Mas, pouco adiantou, porque caiu novamente para a 3ª. Ficou entre os piores times da temporada neste ano em que completou 68 anos de vida. Tem-se sobressaído no ciclismo, mas o pessoal tem saudades mesmo é daquele futebol bonito, dos lances que os espanhóis de "sangue caliente" gostam de recordar para seus filhos e netos. Lances que eles estão certos de ver repetidos nos campos deste Brasil.

Um leão como símbolo da esperança que não se acaba

Muitos torcedores do Santos e do Jabaquara não se sentem nem um pouco constrangidos em admitir a paixão que sentem pelo Jabaquara. Sabe-se lá o que esse clube tem de especial para conquistar tantos corações!

Mas como simpatia e carinho não enchem barriga, a falta de dinheiro persegue o clube feito galinha atrás do milho. Primeiro, teve que vender seu estádio na 28 de Setembro; depois, viu-se obrigado a se desfazer da propriedade da Ponta da Praia para saldar outras dívidas.

Em 1961, novamente um grupo de abnegados resolveu comprar uma casa para o clube.
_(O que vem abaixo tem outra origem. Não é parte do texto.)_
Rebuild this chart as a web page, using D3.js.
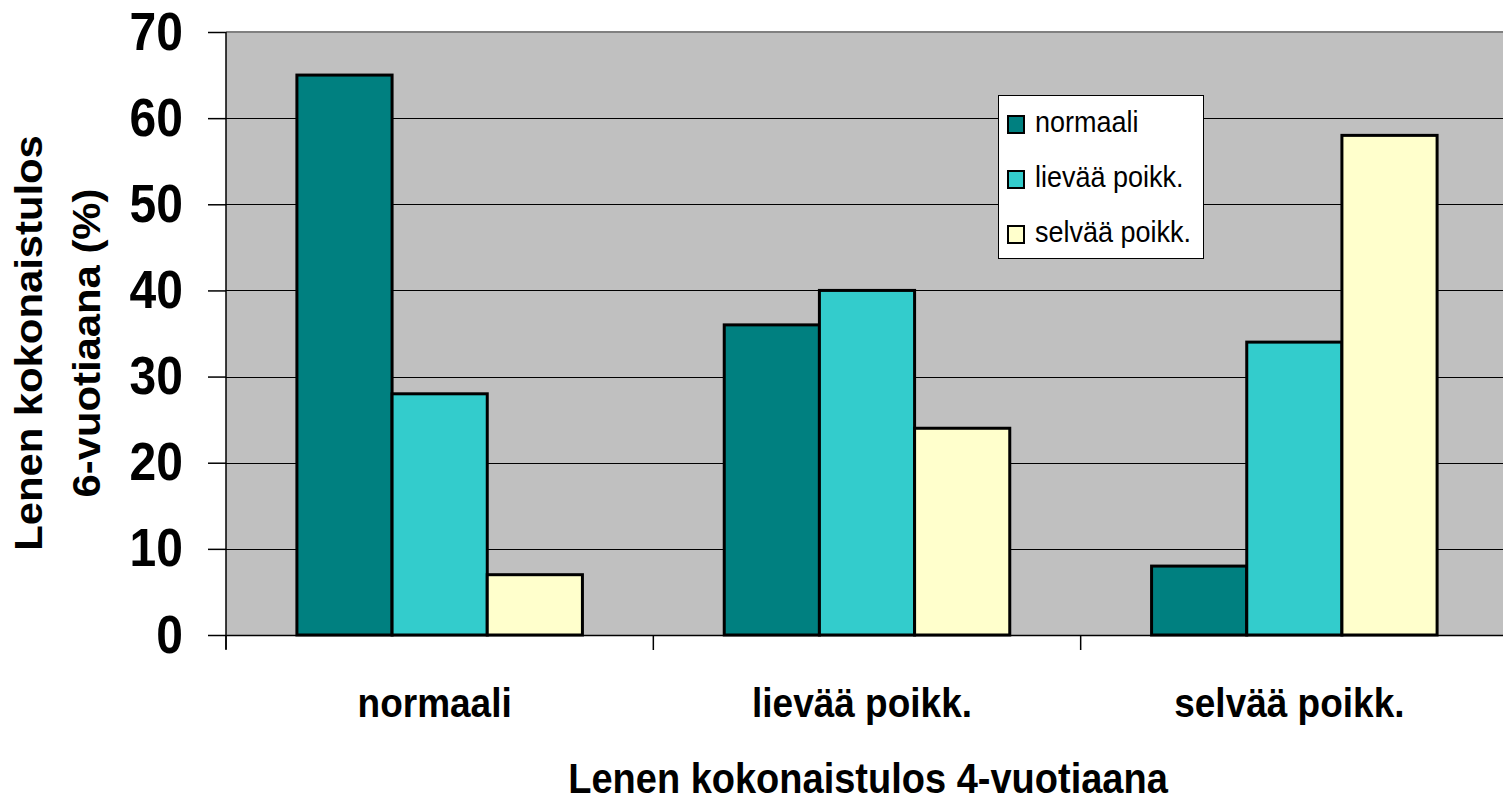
<!DOCTYPE html>
<html><head><meta charset="utf-8">
<script src="https://cdn.jsdelivr.net/npm/d3@7"></script>
<style>body{margin:0;background:#fff}svg{display:block}text{font-family:Arial,"Liberation Sans",sans-serif}</style>
</head><body>
<svg id="c" width="1503" height="802"></svg>
<script>
const categories = ["normaali", "lievää poikk.", "selvää poikk."];
const seriesNames = ["normaali", "lievää poikk.", "selvää poikk."];
const normaali = [65, 36, 8];
const lievaa = [28, 40, 34];
const selvaa = [7, 24, 58];
const yTicks = [0, 10, 20, 30, 40, 50, 60, 70];
const colors = ["#008080", "#33CCCC", "#FFFFCC"];
const values = [normaali, lievaa, selvaa];

const SY = 1.1; // vertical text stretch seen in the reference
const svg = d3.select("#c");
const L = 226, R = 1508, T = 32, B = 635;
const x = d3.scaleBand().domain(categories).range([L, R]).paddingInner(0).paddingOuter(0);
const xs = d3.scaleBand().domain(seriesNames).range([0, x.bandwidth()]).paddingOuter(0.745).paddingInner(0);
const y = d3.scaleLinear().domain([0, 70]).range([B, T]);

svg.append("rect").attr("x", L).attr("y", T).attr("width", R - L).attr("height", B - T).attr("fill", "#C0C0C0");
svg.append("line").attr("x1", L).attr("x2", R).attr("y1", T).attr("y2", T).attr("stroke", "#808080").attr("stroke-width", 2);

// gridlines
svg.append("g").selectAll("line").data(yTicks.filter(d => d > 0 && d < 70)).join("line")
  .attr("x1", L).attr("x2", R).attr("y1", d => Math.round(y(d)) + 0.5).attr("y2", d => Math.round(y(d)) + 0.5)
  .attr("stroke", "#000").attr("stroke-width", 1);

// bars
seriesNames.forEach((s, si) => {
  svg.append("g").selectAll("rect").data(categories).join("rect")
    .attr("x", c => x(c) + xs(s))
    .attr("y", (c, ci) => y(values[si][ci]))
    .attr("width", xs.bandwidth())
    .attr("height", (c, ci) => B - y(values[si][ci]))
    .attr("fill", colors[si]).attr("stroke", "#000").attr("stroke-width", 3);
});

// y axis
const yAxis = d3.axisLeft(y).tickValues(yTicks).tickSize(18).tickPadding(0);
const ga = svg.append("g").attr("transform", `translate(${L},0)`).call(yAxis);
ga.select(".domain").attr("stroke", "#000").attr("stroke-width", 1.5).attr("d", `M0,${T}V${B + 14}`);
ga.selectAll(".tick line").attr("stroke", "#000").attr("stroke-width", 1.5);
ga.selectAll(".tick text").attr("font-size", 48).attr("font-weight", "bold").attr("fill", "#000")
  .attr("x", 0).attr("dy", 0).attr("y", 17 / SY)
  .attr("transform", `translate(-43,0) scale(1,${SY})`);

// x axis
const xAxis = d3.axisBottom(x).tickSize(0).tickPadding(0);
const gx = svg.append("g").attr("transform", `translate(0,${B})`).call(xAxis);
gx.select(".domain").attr("stroke", "#000").attr("stroke-width", 1.5);
gx.selectAll(".tick text").attr("font-size", 37).attr("font-weight", "bold").attr("fill", "#000")
  .attr("x", -5).attr("y", 0).attr("dy", 0)
  .attr("transform", `translate(0,82) scale(1,${SY})`);
const bounds = categories.map(c => x(c)).concat([R]);
svg.append("g").selectAll("line").data(bounds).join("line")
  .attr("x1", d => d).attr("x2", d => d).attr("y1", B).attr("y2", B + 15).attr("stroke", "#000").attr("stroke-width", 1.5);

// axis titles
svg.append("text").attr("transform", `translate(868,793) scale(1,${SY})`).attr("text-anchor", "middle")
  .attr("font-size", 38).attr("font-weight", "bold").text("Lenen kokonaistulos 4-vuotiaana");
const yt = svg.append("text").attr("transform", `translate(0,343) scale(1,${SY}) rotate(-90)`).attr("text-anchor", "middle")
  .attr("font-size", 38).attr("font-weight", "bold");
yt.append("tspan").attr("x", 0).attr("y", 42).text("Lenen kokonaistulos");
yt.append("tspan").attr("x", 0).attr("y", 100).text("6-vuotiaana (%)");

// legend
const lg = svg.append("g").attr("transform", "translate(998,95)");
lg.append("rect").attr("x", 0.5).attr("y", 0.5).attr("width", 205).attr("height", 163).attr("fill", "#fff").attr("stroke", "#000").attr("stroke-width", 1);
seriesNames.forEach((s, i) => {
  const base = 37 + i * 55;
  lg.append("rect").attr("x", 10).attr("y", base - 16).attr("width", 16).attr("height", 17)
    .attr("fill", colors[i]).attr("stroke", "#000").attr("stroke-width", 2);
  lg.append("text").attr("transform", `translate(37,${base}) scale(1,${SY})`).attr("font-size", 27).text(s);
});
</script>
</body></html>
Procuraram de cá e de lá e acabaram escolhendo um canto escondido da Caneleira, um bairro sem qualquer expressão na época.

O proprietário pediu Cr$ 15 milhões (velhos), quantia bem respeitável na ocasião, sendo um milhão logo de cara e promissórias de Cr$ 500 mil mensais. O Jabaquara lutou muito, vendeu títulos patrimoniais e conseguiu pagar a dívida em dia. Em 1964, pagou a última prestação e recebeu a escritura definitiva da área de 67.380 metros quadrados, o bastante para a construção de um grande estádio.

Mas o estádio continuou sendo apenas um sonho. O projeto, simples e bonito, está afixado na parede para o pessoal ver como vai ser esse clube. Por enquanto, o máximo que o Jabaquara conseguiu foi ajeitar o campo e construir um bom ginásio de esportes.

Quem sabe, com a chegada de milhares de moradores no vizinho bairro Vila São Jorge, a partir da entrega dos apartamentos do Conjunto Parque dos Engenhos, o Jabaquara possa aumentar seu quadro associativo e montar algum esquema para realizar as obras restantes. Afinal, o clube é dono de uma imensa área e tem possibilidade de se constituir no centro de lazer que os moradores da Caneleira, e da Zona Noroeste como um todo, não têm.

O leão amarelo, exposto na entrada principal, permanece como um símbolo de esperança. E muita gente descrente há de ouvi-lo rugir bem alto lá do seu reduto na Caneleira.